Imagine this staggering grocery list: 750 pounds of stone ground corn, 175 gallons of vegetable oil, 75 gallons of red chile, 175 pounds of grated cheese, and 50 pounds of onion. Well, chile lovers, this is what it takes to conjure up the world's largest enchilada, which you can watch being prepared and then devour at the culmination of The Whole Enchilada Festival (TWEF) on Sunday, October 3 in the Las Cruces Downtown Mall.

The festival is New Mexico's 4th largest tourist event; it attracts more than 70,000 merry-makers. TWEF fun commences Friday, October 1, 1999 at 6 p.m. and runs through Sunday, October 3. This family affair includes a midway carnival, a parade, youth shows, boxing, live music - 20 bands and solo musicians, mariachis, a roving magician, street dancers, and countless vendors - arts and crafts, apparel, and authentic Mexican foods - more enchiladas, gorditas, tacos, flautas, and sopaipillas. It's your chance to appreciate and savor Southern New Mexico's unique food and culture.
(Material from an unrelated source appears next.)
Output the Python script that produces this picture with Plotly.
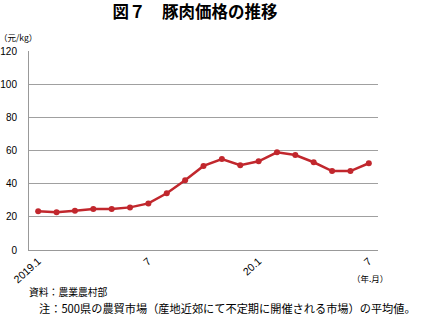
import plotly.graph_objects as go

months = ["2019.1","2","3","4","5","6","7","8","9","10","11","12",
          "20.1","2","3","4","5","6","7"]
cats = [f"m{i}" for i in range(len(months))]
prices = [23.3, 22.8, 23.7, 24.7, 24.7, 25.7, 28.1, 34.2, 42.0, 50.7, 54.9,
          51.1, 53.5, 58.9, 57.3, 52.9, 47.6, 47.6, 52.3]
tick_idx = [0, 6, 12, 18]
tick_text = ["2019.1", "7", "20.1", "7"]
y_ticks = [0, 20, 40, 60, 80, 100, 120]

JP = "Noto Sans CJK JP"
RED = "#c1272d"

fig = go.Figure()
fig.add_trace(go.Scatter(
    x=cats, y=prices, mode="lines+markers",
    line=dict(color=RED, width=2.5),
    marker=dict(color=RED, size=6),
    showlegend=False, hoverinfo="skip",
))

fig.update_layout(
    width=440, height=324,
    margin=dict(l=29, r=62, t=51, b=74, autoexpand=False),
    paper_bgcolor="white", plot_bgcolor="white",
    font=dict(family="Liberation Sans, Arial", size=10, color="black"),
    title=dict(text="<b>図７　豚肉価格の推移</b>", x=0.443, xanchor="center",
               y=0.963, yanchor="middle",
               font=dict(family=JP, size=16.5, color="black")),
    xaxis=dict(type="category", categoryorder="array", categoryarray=cats,
               range=[-0.5, len(cats) - 0.5], automargin=False,
               tickmode="array", tickvals=[cats[i] for i in tick_idx],
               ticktext=tick_text, tickangle=-42,
               showgrid=False, showline=True, linecolor="#999999", linewidth=1,
               ticks="", tickfont=dict(size=10.5), zeroline=False),
    yaxis=dict(range=[0, 120], tickmode="array", tickvals=y_ticks,
               automargin=False,
               showgrid=True, gridcolor="#a0a0a0", gridwidth=1,
               showline=True, linecolor="#999999", linewidth=1,
               ticks="", ticklabelstandoff=9, tickfont=dict(size=10),
               zeroline=False),
)

fig.add_annotation(text="（元/kg）", xref="paper", yref="paper", x=-0.092, y=1.072,
                   xanchor="left", yanchor="middle", showarrow=False,
                   font=dict(family=JP, size=8.5, color="black"))
fig.add_annotation(text="（年.月）", xref="paper", yref="paper", x=1.035, y=-0.142,
                   xanchor="right", yanchor="middle", showarrow=False,
                   font=dict(family=JP, size=8.5, color="black"))
fig.add_annotation(text="資料：農業農村部", xref="paper", yref="paper",
                   x=-0.006, y=-0.209, xanchor="left", yanchor="middle",
                   showarrow=False, font=dict(family=JP, size=9.8, color="black"))
fig.add_annotation(text="注：500県の農貿市場（産地近郊にて不定期に開催される市場）の平均値。",
                   xref="paper", yref="paper", x=0.023, y=-0.291,
                   xanchor="left", yanchor="middle", showarrow=False,
                   font=dict(family=JP, size=11.2, color="black"))

fig.write_html("out.html")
The highlight for this chile aficionado is when Chef Roberto Estrada, "Mr. Enchilada," rustles up the colossal enchilada that takes two-and-a-half hours and a crew of 14 to put together. Elephantine equipment (engineered by Estrada himself) is used to create the delicious savory: a giant tortilla press (two plates heated to 550 degrees), a hot plate to hold the finished "corny" tortillas (each of which weighs 65 pounds), and a 150 gallon oil vessel heated by

37 propane gas burners. Ten feet across, the serving plate requires 10 brawny people to handle.

Estrada, a native of Mesilla and a graduate of Las Cruces High School, tackles this annual feat with practiced elan. The 60-year-old community-spirited chef began pressing corn tortillas at age 15 in a Mesilla tortilla factory where he worked for 15 years before striking out on his own. In 1968, Estrada bought an old tortilla factory (908 E. Amador) and christened it New Mexican Mexican Foods, where knee-weakening aromas pervade to this day. Then, to satisfy Las Cruces' Mexican food fetish, he opened a restaurant next door, the now famous Roberto's, where wife Sylvia and sons Ronnie and Chris, and daughter Yvette create some of the best Mexican cuisine north of the border, including red enchiladas, of course. Other favorites are flautas, gorditas, beans, spicy hot tamales, tasty sauces, jumbo breakfast burritos, puffy sopaipillas drizzled with lip smackin' honey, and on and on. A drive through window keeps the place hopping both inside and out and my red chile fixation pacified.

Home chefs can create their own red chile sauce using this simple recipe: Rinse 10-12 dried red chiles with cool water. Place pods in a Dutch oven and cover with water. Cover and boil about 5 minutes. Remove from heat and allow to cool. Drain. Remove stems and slice chiles lengthwise, removing seeds, course pulp and veins. Place chiles in a blender with a pinch or two of cumin and Mexican oregano. Add water as necessary and blend to create a delectable spicy-rich sauce that adds zip to favorite dishes.